What a great film! I love Maggie Smith, so I wanted to see The Prime of Miss Jean Brodie. And I wasn't disappointed. The cinematography and production values are top notch and the script is great. The story is also very charming, the opinions are politically incorrect in a sense but done with such charm and innocence, while the direction is done with consummate ease. The acting is marvellous across the board- Maggie Smith is superb and thoroughly deserved her Oscar, but I also feel Celia Johnson was overlooked, for she was every bit as good as the disapproving headmistress. Robert Stephens, Gordon Jackson and Pamela Franklin are also very impressive. Overall, it is a truly great film, and certainly one of Smith's best. 10/10 Bethany Cox
Jean, Jean, Clueless Jean
The Prime Of Miss Jean Brodie hit an entertainment trifecta so to speak. A successful novel by Mary Spark, a successful Broadway play with a 379 performance run in 1967-69 and finally an Academy Award winning film, you can't do better than that. Not to mention the Tony Award it won on Broadway for Zoe Caldwell. The starring title role is a choice one, it garnered both a Tony and an Oscar for the two different actresses who played it.
On screen once you see Maggie Smith play the headstrong teacher Jean Brodie from a girl's school in Scotland in the Thirties you will not forget her. If you've seen the Alfred Hitchcock classic Rope you have some idea what Jean Brodie is all about. In Rope James Stewart plays an iconoclastic teacher who talks about superior beings and later on he sees what kind of influence he's had on impressionable youth at the fancy prep school he teaches at when Farley Granger and John Dall do a thrill killing because they've convinced themselves they're somehow superior.
Stewart's students do damage to others, Maggie Smith's charges do damage to themselves. Smith's students drink a little too deeply from her advice about being adventurous women and exploring the world. She's also an admirer of 'superior people' who become leaders and her example is Benito Mussolini in Italy who was legendary for making the trains run on time in his country. She also encourages her students to explore their sexuality, initiate themselves with an affair with an older man, all in the name of becoming worldly and modern females. That does not sit well with principal Celia Johnson who vows to get rid of Smith. In the end Johnson has ample ammunition to do the job. Young Jane Carr as the naive girl who takes Smith all too seriously goes off to Spain to fight in the Civil War there. Carr's brother is already there, but Carr listening to her teacher extol the virtues of that superior leader Franco goes and enlists on his side. She gets herself killed in Spain.

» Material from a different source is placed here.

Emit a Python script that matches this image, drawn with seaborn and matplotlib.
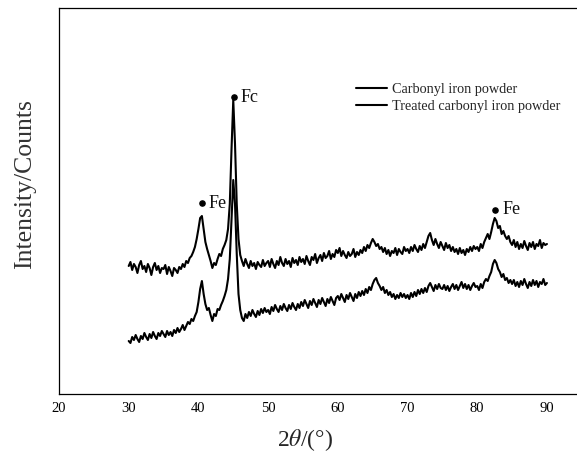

But not before Pamela Franklin decides to lose her virginity to art teacher Robert Stephens who Smith was involved with. She also becomes a sadder and wiser girl way too young. But she delivers some really biting lines at both Smith and Stephens, exposing the pretensions both have.

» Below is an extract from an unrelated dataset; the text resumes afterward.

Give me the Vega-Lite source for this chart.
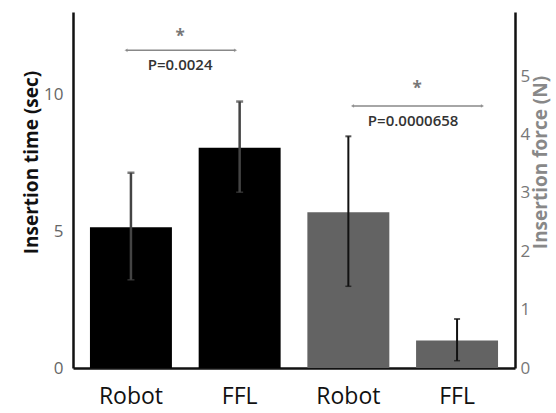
{
  "$schema": "https://vega.github.io/schema/vega-lite/v6.json",
  "width": 442,
  "height": 356,
  "autosize": "none",
  "padding": {"left": 73, "top": 12, "right": 41, "bottom": 45},
  "config": {
    "view": {"stroke": null},
    "font": "Open Sans",
    "axis": {"grid": false, "ticks": false, "domainColor": "#111", "domainWidth": 2.5}
  },
  "datasets": {
    "bars": [
      {"key": "time|Robot", "group": "time", "mean": 5.14, "lo": 3.22, "hi": 7.13},
      {"key": "time|FFL", "group": "time", "mean": 8.04, "lo": 6.42, "hi": 9.73},
      {"key": "force|Robot", "group": "force", "mean": 2.67, "lo": 1.4, "hi": 3.97},
      {"key": "force|FFL", "group": "force", "mean": 0.47, "lo": 0.125, "hi": 0.84}
    ],
    "sigTime": [{"from": "time|Robot", "to": "time|FFL", "y": 11.6, "star": 12.1, "py": 11.05, "p": "P=0.0024"}],
    "sigForce": [{"from": "force|Robot", "to": "force|FFL", "y": 4.49, "star": 4.78, "py": 4.24, "p": "P=0.0000658"}]
  },
  "encoding": {
    "x": {
      "field": "key",
      "type": "nominal",
      "scale": {"domain": ["time|Robot", "time|FFL", "force|Robot", "force|FFL"], "paddingInner": 0.246, "paddingOuter": 0.156},
      "axis": {"title": null, "labelAngle": 0, "labelExpr": "split(datum.value,'|')[1]", "labelFontSize": 23, "labelColor": "#111", "labelPadding": 17}
    }
  },
  "layer": [
    {
      "encoding": {
        "y": {
          "type": "quantitative",
          "scale": {"domain": [0, 13], "nice": false},
          "axis": {"title": "Insertion time (sec)", "values": [0, 5, 10], "titleFontSize": 19, "titleFontWeight": "bold", "titleColor": "#111", "titleX": -42, "titleY": 150, "titleBaseline": "middle", "titleAlign": "center", "labelFontSize": 17, "labelColor": "#666", "labelPadding": 10}
        }
      },
      "layer": [
        {
          "data": {"name": "bars"},
          "transform": [{"filter": "datum.group == 'time'"}],
          "mark": {"type": "bar", "color": "#000"},
          "encoding": {"y": {"field": "mean", "type": "quantitative"}}
        },
        {
          "data": {"name": "bars"},
          "transform": [{"filter": "datum.group == 'time'"}],
          "mark": {"type": "rule", "color": "#444", "strokeWidth": 2.5},
          "encoding": {"y": {"field": "lo", "type": "quantitative"}, "y2": {"field": "hi"}}
        },
        {
          "data": {"name": "bars"},
          "transform": [{"filter": "datum.group == 'time'"}],
          "mark": {"type": "tick", "color": "#444", "size": 7, "thickness": 2.5},
          "encoding": {"y": {"field": "hi", "type": "quantitative"}}
        },
        {
          "data": {"name": "bars"},
          "transform": [{"filter": "datum.group == 'time'"}],
          "mark": {"type": "tick", "color": "#444", "size": 7, "thickness": 1.5},
          "encoding": {"y": {"field": "lo", "type": "quantitative"}}
        },
        {
          "data": {"name": "sigTime"},
          "mark": {"type": "rule", "color": "#888", "strokeWidth": 1.5},
          "encoding": {
            "x": {"field": "from", "type": "nominal", "bandPosition": 0.44},
            "x2": {"field": "to", "bandPosition": 0.45},
            "y": {"field": "y", "type": "quantitative"}
          }
        },
        {
          "data": {"name": "sigTime"},
          "mark": {"type": "point", "shape": "triangle-left", "filled": true, "color": "#888", "size": 14},
          "encoding": {
            "x": {"field": "from", "type": "nominal", "bandPosition": 0.44},
            "y": {"field": "y", "type": "quantitative"}
          }
        },
        {
          "data": {"name": "sigTime"},
          "mark": {"type": "point", "shape": "triangle-right", "filled": true, "color": "#888", "size": 14},
          "encoding": {
            "x": {"field": "to", "type": "nominal", "bandPosition": 0.45},
            "y": {"field": "y", "type": "quantitative"}
          }
        },
        {
          "data": {"name": "sigTime"},
          "mark": {"type": "text", "text": "*", "color": "#777", "fontSize": 17, "fontWeight": "bold", "baseline": "middle"},
          "encoding": {
            "x": {"field": "from", "type": "nominal", "bandPosition": 1.1},
            "y": {"field": "star", "type": "quantitative"}
          }
        },
        {
          "data": {"name": "sigTime"},
          "mark": {"type": "text", "color": "#333", "fontSize": 15, "fontWeight": 600, "baseline": "middle"},
          "encoding": {
            "x": {"field": "from", "type": "nominal", "bandPosition": 1.1},
            "y": {"field": "py", "type": "quantitative"},
            "text": {"field": "p"}
          }
        }
      ]
    },
    {
      "encoding": {
        "y": {
          "type": "quantitative",
          "scale": {"domain": [0, 6.1], "nice": false},
          "axis": {"orient": "right", "title": "Insertion force (N)", "values": [0, 1, 2, 3, 4, 5], "titleAngle": -90, "titleFontSize": 19, "titleFontWeight": "bold", "titleColor": "#888", "titleX": 25, "titleY": 150, "titleBaseline": "middle", "titleAlign": "center", "labelFontSize": 17, "labelColor": "#777", "labelPadding": 5}
        }
      },
      "layer": [
        {
          "data": {"name": "bars"},
          "transform": [{"filter": "datum.group == 'force'"}],
          "mark": {"type": "bar", "color": "#636363"},
          "encoding": {"y": {"field": "mean", "type": "quantitative"}}
        },
        {
          "data": {"name": "bars"},
          "transform": [{"filter": "datum.group == 'force'"}],
          "mark": {"type": "rule", "color": "#111", "strokeWidth": 2},
          "encoding": {"y": {"field": "lo", "type": "quantitative"}, "y2": {"field": "hi"}}
        },
        {
          "data": {"name": "bars"},
          "transform": [{"filter": "datum.group == 'force'"}],
          "mark": {"type": "tick", "color": "#111", "size": 6, "thickness": 2},
          "encoding": {"y": {"field": "hi", "type": "quantitative"}}
        },
        {
          "data": {"name": "bars"},
          "transform": [{"filter": "datum.group == 'force'"}],
          "mark": {"type": "tick", "color": "#111", "size": 6, "thickness": 1.5},
          "encoding": {"y": {"field": "lo", "type": "quantitative"}}
        },
        {
          "data": {"name": "sigForce"},
          "mark": {"type": "rule", "color": "#888", "strokeWidth": 1.5},
          "encoding": {
            "x": {"field": "from", "type": "nominal", "bandPosition": 0.55},
            "x2": {"field": "to", "bandPosition": 0.81},
            "y": {"field": "y", "type": "quantitative"}
          }
        },
        {
          "data": {"name": "sigForce"},
          "mark": {"type": "point", "shape": "triangle-left", "filled": true, "color": "#888", "size": 14},
          "encoding": {
            "x": {"field": "from", "type": "nominal", "bandPosition": 0.55},
            "y": {"field": "y", "type": "quantitative"}
          }
        },
        {
          "data": {"name": "sigForce"},
          "mark": {"type": "point", "shape": "triangle-right", "filled": true, "color": "#888", "size": 14},
          "encoding": {
            "x": {"field": "to", "type": "nominal", "bandPosition": 0.81},
            "y": {"field": "y", "type": "quantitative"}
          }
        },
        {
          "data": {"name": "sigForce"},
          "mark": {"type": "text", "text": "*", "color": "#777", "fontSize": 17, "fontWeight": "bold", "baseline": "middle"},
          "encoding": {
            "x": {"field": "from", "type": "nominal", "bandPosition": 1.34},
            "y": {"field": "star", "type": "quantitative"}
          }
        },
        {
          "data": {"name": "sigForce"},
          "mark": {"type": "text", "color": "#333", "fontSize": 15, "fontWeight": 600, "baseline": "middle"},
          "encoding": {
            "x": {"field": "from", "type": "nominal", "bandPosition": 1.29},
            "y": {"field": "py", "type": "quantitative"},
            "text": {"field": "p"}
          }
        }
      ]
    }
  ],
  "resolve": {"scale": {"y": "independent"}, "axis": {"y": "independent"}}
}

One thing that American audiences might not get is a small bit where Smith covers the portrait of Great Britain's Prime Minister at the time, Stanley Baldwin. Baldwin was the Tory Prime Minister in his third ministry at this point and he was first elected with the exciting slogan of Safety First. That could mean many things, but what it was taken by the British public to mean at the time was a calm and quiet leadership, a British version of Calvin Coolidge. Hardly the kind of guy that Jean Brodie would admire like Mussolini or Franco.

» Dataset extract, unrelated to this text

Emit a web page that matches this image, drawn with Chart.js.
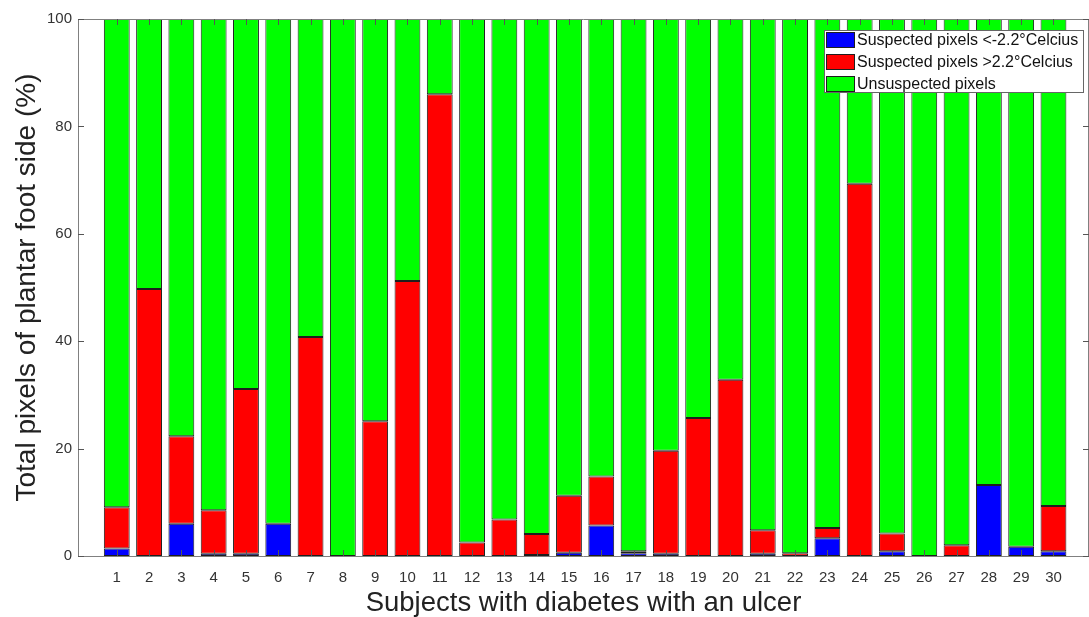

Jimmy Stewart finds out and realizes just how his philosophy has effected his pupils, but for Miss Jean Brodie she remains absolutely clueless to the end. Nevertheless Maggie Smith's bravura performance of this clueless teacher won her a deserved Oscar.
The Prime Of Miss Jean Brodie also got an Oscar nomination for Rod McKuen's song Jean in the Best Song category. But the Academy voters gave the award to Burt Bacharach and Hal David for Raindrops Keep Falling On My Head. They were clearly the best songs in 1969's field.
Though Maggie Smith got the Oscar a lot of the other performances were also unforgettable. Celia Johnson, Pamela Franklin, Robert Stephens and Gordon Jackson who played another teacher that Smith was involved with are memorable, you will not forget Jane Carr as the touching and naive young girl who dies in Spain trying to impress her idiotic teacher. She should have been nominated herself in the Best Supporting Actress category.
Jean, Jean, you will not forget clueless Jean Brodie once you've seen the film.